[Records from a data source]
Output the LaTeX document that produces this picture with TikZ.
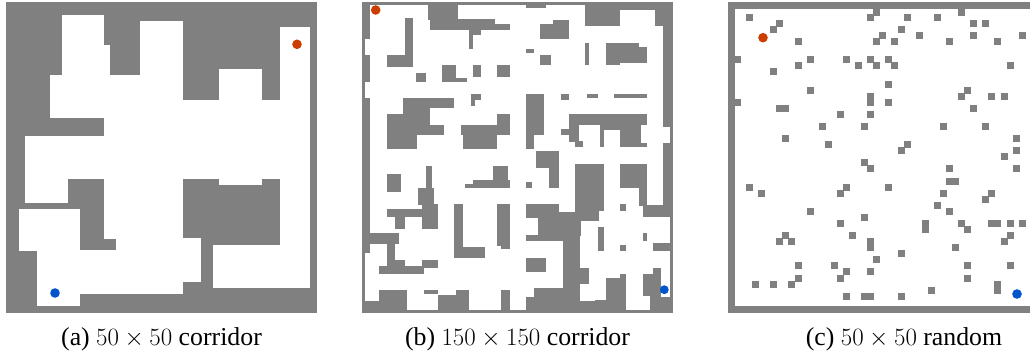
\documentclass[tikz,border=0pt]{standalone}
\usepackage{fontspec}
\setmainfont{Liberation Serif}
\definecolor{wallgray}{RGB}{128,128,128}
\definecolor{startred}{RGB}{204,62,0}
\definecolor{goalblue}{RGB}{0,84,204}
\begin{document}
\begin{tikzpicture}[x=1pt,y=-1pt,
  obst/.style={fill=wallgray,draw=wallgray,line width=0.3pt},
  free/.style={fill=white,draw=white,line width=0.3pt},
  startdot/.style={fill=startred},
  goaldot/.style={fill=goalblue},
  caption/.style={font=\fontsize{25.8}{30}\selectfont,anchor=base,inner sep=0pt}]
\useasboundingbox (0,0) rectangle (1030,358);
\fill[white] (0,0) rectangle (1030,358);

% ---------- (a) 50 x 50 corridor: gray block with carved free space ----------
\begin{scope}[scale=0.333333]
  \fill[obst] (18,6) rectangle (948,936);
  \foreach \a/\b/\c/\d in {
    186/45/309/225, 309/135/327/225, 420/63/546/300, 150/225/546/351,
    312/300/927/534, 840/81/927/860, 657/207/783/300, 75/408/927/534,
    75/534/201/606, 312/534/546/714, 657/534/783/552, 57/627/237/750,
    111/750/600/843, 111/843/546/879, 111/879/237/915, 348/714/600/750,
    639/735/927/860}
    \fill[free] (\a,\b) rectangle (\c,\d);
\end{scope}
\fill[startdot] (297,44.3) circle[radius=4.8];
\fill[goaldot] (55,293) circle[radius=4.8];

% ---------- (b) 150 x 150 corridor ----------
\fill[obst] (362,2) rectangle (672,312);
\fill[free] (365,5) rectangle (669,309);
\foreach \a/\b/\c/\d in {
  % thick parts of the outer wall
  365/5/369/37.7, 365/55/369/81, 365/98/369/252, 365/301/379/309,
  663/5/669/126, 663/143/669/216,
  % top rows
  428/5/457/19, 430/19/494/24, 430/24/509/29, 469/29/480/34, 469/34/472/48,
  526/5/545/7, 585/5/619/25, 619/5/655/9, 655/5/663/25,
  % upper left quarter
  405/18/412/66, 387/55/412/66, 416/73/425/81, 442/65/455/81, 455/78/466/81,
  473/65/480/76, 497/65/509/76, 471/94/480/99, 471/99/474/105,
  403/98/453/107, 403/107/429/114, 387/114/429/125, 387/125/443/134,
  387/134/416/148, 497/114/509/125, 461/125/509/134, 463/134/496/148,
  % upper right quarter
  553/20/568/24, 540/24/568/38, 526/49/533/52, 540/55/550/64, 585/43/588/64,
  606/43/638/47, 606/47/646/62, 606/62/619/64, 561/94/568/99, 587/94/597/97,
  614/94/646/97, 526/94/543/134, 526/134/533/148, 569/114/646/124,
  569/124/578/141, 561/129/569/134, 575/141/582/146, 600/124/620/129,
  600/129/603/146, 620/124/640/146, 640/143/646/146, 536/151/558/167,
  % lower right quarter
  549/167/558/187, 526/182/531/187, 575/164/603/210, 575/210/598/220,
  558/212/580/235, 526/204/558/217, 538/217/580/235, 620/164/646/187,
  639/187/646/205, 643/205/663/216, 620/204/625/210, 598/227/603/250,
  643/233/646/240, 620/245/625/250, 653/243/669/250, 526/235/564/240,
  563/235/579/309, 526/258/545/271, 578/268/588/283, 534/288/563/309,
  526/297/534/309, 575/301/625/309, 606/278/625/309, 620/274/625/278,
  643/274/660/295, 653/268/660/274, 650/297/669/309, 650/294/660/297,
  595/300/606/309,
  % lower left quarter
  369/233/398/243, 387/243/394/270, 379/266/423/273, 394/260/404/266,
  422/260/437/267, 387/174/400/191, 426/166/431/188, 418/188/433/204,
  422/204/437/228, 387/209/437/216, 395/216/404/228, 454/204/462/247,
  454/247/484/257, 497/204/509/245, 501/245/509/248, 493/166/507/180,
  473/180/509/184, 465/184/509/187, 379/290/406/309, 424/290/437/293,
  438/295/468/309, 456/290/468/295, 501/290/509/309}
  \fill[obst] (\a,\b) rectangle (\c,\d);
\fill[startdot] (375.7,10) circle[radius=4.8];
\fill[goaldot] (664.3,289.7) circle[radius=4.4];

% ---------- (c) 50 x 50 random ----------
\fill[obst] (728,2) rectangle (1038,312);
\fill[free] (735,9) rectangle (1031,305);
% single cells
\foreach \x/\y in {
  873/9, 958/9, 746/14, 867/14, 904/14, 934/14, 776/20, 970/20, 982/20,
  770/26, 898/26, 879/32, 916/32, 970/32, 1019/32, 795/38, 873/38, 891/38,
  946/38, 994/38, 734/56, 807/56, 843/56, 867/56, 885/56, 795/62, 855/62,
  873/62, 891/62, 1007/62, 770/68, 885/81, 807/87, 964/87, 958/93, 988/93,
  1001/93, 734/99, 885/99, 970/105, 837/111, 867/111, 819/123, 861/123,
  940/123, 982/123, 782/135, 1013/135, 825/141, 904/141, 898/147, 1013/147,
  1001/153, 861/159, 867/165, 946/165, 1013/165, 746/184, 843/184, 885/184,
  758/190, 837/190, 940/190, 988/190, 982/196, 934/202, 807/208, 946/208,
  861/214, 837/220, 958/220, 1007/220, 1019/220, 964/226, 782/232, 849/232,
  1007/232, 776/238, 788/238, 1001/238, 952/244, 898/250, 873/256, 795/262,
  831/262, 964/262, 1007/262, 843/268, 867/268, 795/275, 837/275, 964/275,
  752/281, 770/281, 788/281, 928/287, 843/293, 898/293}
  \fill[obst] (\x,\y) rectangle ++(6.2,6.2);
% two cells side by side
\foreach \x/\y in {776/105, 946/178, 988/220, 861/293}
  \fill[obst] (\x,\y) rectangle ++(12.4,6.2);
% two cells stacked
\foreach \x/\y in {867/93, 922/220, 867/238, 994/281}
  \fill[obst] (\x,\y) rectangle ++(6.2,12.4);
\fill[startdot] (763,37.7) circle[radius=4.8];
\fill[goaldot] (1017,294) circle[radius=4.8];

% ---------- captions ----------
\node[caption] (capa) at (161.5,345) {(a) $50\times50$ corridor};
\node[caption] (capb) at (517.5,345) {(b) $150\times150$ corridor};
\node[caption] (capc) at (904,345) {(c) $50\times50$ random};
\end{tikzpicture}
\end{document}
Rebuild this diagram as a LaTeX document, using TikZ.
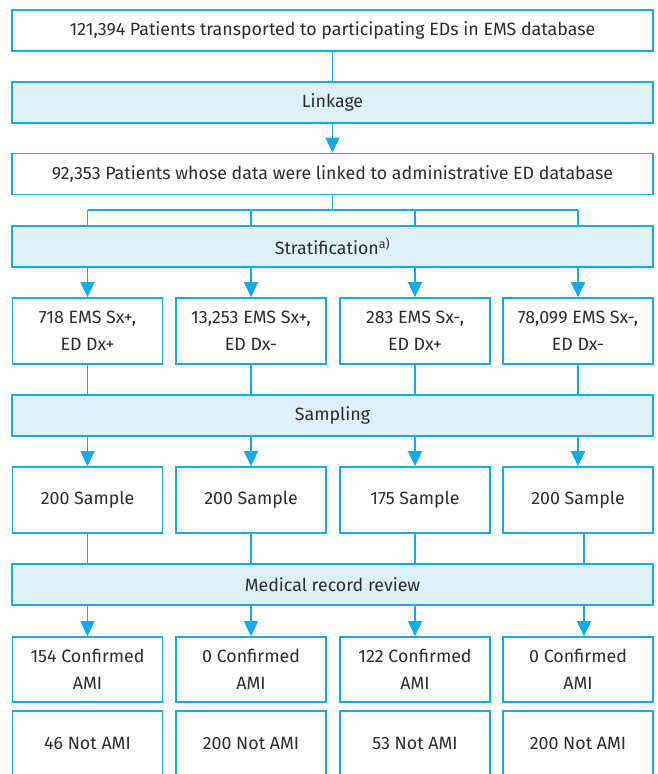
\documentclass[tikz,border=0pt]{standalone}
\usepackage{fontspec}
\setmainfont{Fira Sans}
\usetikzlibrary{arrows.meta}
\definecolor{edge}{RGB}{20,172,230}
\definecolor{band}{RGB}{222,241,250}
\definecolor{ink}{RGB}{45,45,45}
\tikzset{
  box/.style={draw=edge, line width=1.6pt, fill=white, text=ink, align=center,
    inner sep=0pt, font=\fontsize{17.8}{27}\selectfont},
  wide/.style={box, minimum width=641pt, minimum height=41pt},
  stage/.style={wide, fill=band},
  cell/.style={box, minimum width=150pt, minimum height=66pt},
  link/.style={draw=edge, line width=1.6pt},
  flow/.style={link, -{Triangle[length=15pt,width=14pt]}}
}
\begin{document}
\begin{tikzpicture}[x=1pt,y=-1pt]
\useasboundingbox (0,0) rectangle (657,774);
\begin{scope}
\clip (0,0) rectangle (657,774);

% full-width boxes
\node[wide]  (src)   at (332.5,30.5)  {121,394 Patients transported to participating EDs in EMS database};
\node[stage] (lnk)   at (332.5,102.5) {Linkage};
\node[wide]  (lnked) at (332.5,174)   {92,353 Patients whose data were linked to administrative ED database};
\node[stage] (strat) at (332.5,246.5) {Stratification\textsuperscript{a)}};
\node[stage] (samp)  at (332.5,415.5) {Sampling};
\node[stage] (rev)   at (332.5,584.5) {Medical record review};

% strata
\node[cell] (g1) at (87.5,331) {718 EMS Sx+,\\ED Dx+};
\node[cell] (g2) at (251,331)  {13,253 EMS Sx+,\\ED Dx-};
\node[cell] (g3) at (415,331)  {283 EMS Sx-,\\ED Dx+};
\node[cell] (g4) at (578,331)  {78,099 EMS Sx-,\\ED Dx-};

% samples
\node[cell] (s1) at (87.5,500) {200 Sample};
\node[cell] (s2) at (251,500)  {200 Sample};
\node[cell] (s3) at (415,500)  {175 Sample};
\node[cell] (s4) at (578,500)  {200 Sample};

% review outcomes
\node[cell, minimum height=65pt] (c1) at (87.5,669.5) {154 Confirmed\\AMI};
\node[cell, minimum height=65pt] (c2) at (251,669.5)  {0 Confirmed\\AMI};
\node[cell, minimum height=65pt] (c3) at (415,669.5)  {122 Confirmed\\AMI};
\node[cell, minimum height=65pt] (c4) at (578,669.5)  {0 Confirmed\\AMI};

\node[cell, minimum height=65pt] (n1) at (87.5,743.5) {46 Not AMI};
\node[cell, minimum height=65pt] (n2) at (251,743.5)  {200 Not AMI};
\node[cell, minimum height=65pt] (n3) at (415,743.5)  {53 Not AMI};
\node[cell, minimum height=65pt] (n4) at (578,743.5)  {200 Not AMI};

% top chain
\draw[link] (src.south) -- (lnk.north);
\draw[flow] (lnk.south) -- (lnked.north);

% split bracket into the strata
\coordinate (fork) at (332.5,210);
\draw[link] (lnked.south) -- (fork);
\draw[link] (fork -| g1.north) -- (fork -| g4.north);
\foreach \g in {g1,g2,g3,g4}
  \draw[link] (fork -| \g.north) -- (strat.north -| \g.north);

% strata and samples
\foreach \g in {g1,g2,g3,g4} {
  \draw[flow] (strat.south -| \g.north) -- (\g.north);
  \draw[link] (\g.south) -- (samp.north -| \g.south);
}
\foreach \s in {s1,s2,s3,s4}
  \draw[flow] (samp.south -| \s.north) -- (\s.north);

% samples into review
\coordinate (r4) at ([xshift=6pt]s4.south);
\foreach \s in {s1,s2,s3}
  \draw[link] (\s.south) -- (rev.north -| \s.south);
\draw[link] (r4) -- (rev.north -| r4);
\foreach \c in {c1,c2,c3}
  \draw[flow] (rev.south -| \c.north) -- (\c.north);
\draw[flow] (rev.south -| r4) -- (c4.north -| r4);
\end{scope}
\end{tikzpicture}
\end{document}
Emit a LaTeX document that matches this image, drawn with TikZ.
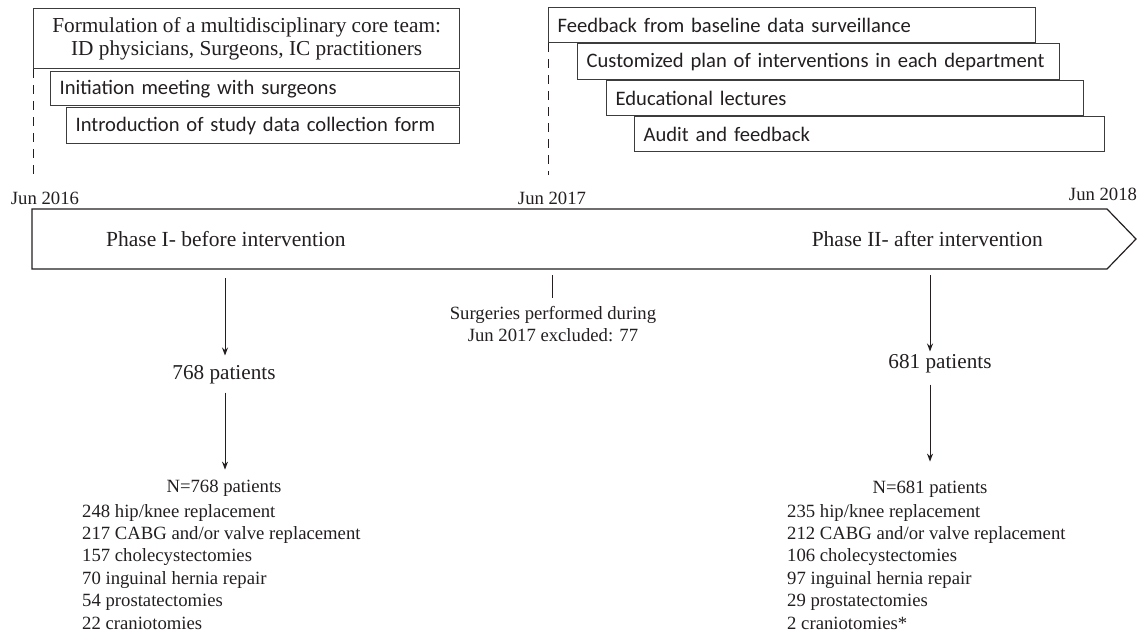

**To do:**
Each line in the material either holds the string "that" or does not. State how many do, and nothing else.

**Response to the task:**
2